«La mia posizione sui vitalizi agli ex parlamentari è chiara e nota da tempo: ritengo personalmente inaccettabile che si continui ad erogarli a chi si è macchiato di reati gravi come mafia e corruzione». È ormai sera quando la presidente della Camera, Laura Boldrini, ribadisce in una nota la linea adottata d’intesa col presidente del Senato Pietro Grasso, dicendosi certa che l’Ufficio di presidenza di Montecitorio e il Consiglio di presidenza di Palazzo Madama «arriveranno quanto prima a deliberare su una materia così delicata, sulla quale c’è anche molta attesa da parte dell’opinione pubblica». Secondo il presidente del Senato Grasso, i vitalizi e le pensioni percepiti da chi è stato parlamentare sono legati alla carica rivestita e, pertanto, coloro che sono incandidabili ai sensi della legge Severino dovrebbero perdere anche il diritto agli assegni (ciascun vitalizio ammonta a diverse migliaia di euro mensili).
La questione, in teoria, potrebbe riguardare diverse decine di ex parlamentari, condannati in via definitiva per reati compresi nella legge Severino: dal leader di Forza Italia Silvio Berlusconi (condannato per frode fiscale, circa 8mila euro mensili) al senatore Marcello Dell’Utri (concorso esterno in associazione mafiosa, circa 5mila euro), ma anche politici della prima Repubblica comeClaudio Martelli, Gianni De Michelis o Paolo Cirino Pomicino.

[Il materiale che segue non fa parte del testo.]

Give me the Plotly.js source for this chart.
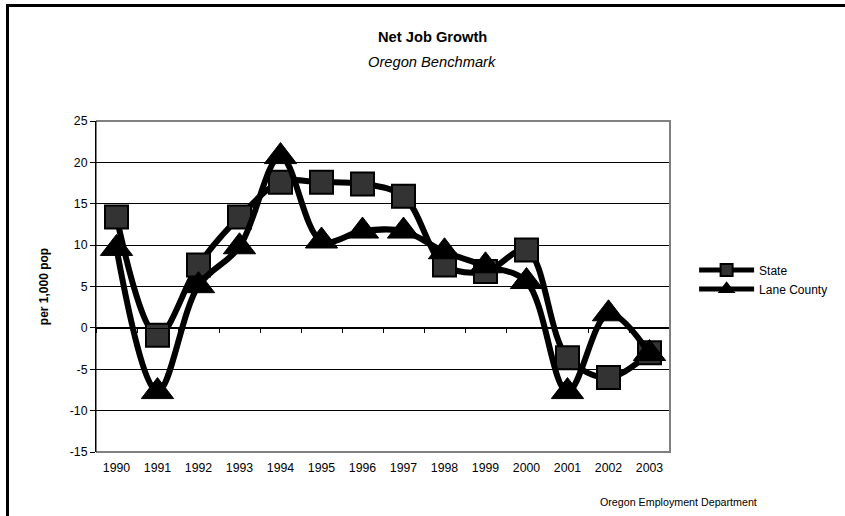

Secondo Grasso, per procedere non serve una legge ordinaria: «Non vi è dubbio che la legge sia incompetente a disciplinare la materia, che è ricompresa nell’autonomia normativa (autodichia) delle Camere », argomenta in un ampio documento destinato ai questori di Camera e Senato, che ieri hanno tenuto una lunga riunione congiunta. L’autonomia normativa, rammenta Grasso, si fonda «sul combinato disposto degli artt. 64 e 66 della Costituzione» in base ai quali «ciascuna Camera adotta il proprio regolamento» e «giudica dei titoli di ammissione dei suoi componenti e delle cause successive d’ineleggibilità e incompatibilità».
Le sue osservazioni contestano il parere del professor Cesare Mirabelli, presidente emerito della Corte costituzionale, visionato nei giorni scorsi dagli uffici di Montecitorio e Palazzo Madama e nel quale si sostiene che togliere la pensione a un condannato equivale a infiggergli una sorta di pena accessoria, che invece potrebbe essere stabilita solo per legge. Secondo Mirabelli, è anche dubbio che si possa toccare in modo retroattivo un trattamento previdenziale acquisito. Di parere opposto, il presidente del Senato, che argomenta: «È paradossale ipotizzare » che successive modifiche «debbano trovare origine in una fonte normativa diversa dalla fonte che ha costituito l’istituto. Vale un principio generale del diritto, oltre che di palese ragionevolezza, secondo cui l’organo che produce una norma è l’unico che possa modificarla». Se così non fosse, conclude Grasso, «allora questo farebbe cadere l’intera potestà normativa sulle garanzie per i parlamentari, e riconoscerebbe che la legge potrebbe modificare anche le norme vigenti sul trattamento economico e giuridico dei parlamentari».
Sulla stessa linea il questore della Camera Stefano Dambruoso (Sc), per il quale il taglio dei vitalizi può benissimo essere deciso anche con una semplice delibera dei due Uffici di presidenza. Il leader di Scelta Civica, Enrico Zanetti, ricorda inoltre come il suo gruppo avesse presentato un emendamento al ddl Boschi sulla riforma costituzionale, per «dare un cappello di protezione dai soliti ricorsi», ma che era poi stato respinto in Aula: «La misura di quanto altri partiti prendano in giro i cittadini sulla questione dei vitalizi è data proprio dalla clamorosa bocciatura di questi nostri emendamenti». Un riferimento indiretto al silenzio sul tema, registrato anche ieri, di forze politiche di peso in Parlamento, come il Pd o Forza Italia.
A caldeggiare la via legislativa è ovviamente il M5S, che della questione ha fatto un cavallo di battaglia: «Abbiamo presentato una proposta di legge – conclude il deputato grillino Riccardo Nuti – è l’occasione per gli altri partiti di passare dalle parole ai fatti: basta un semplice voto favorevole».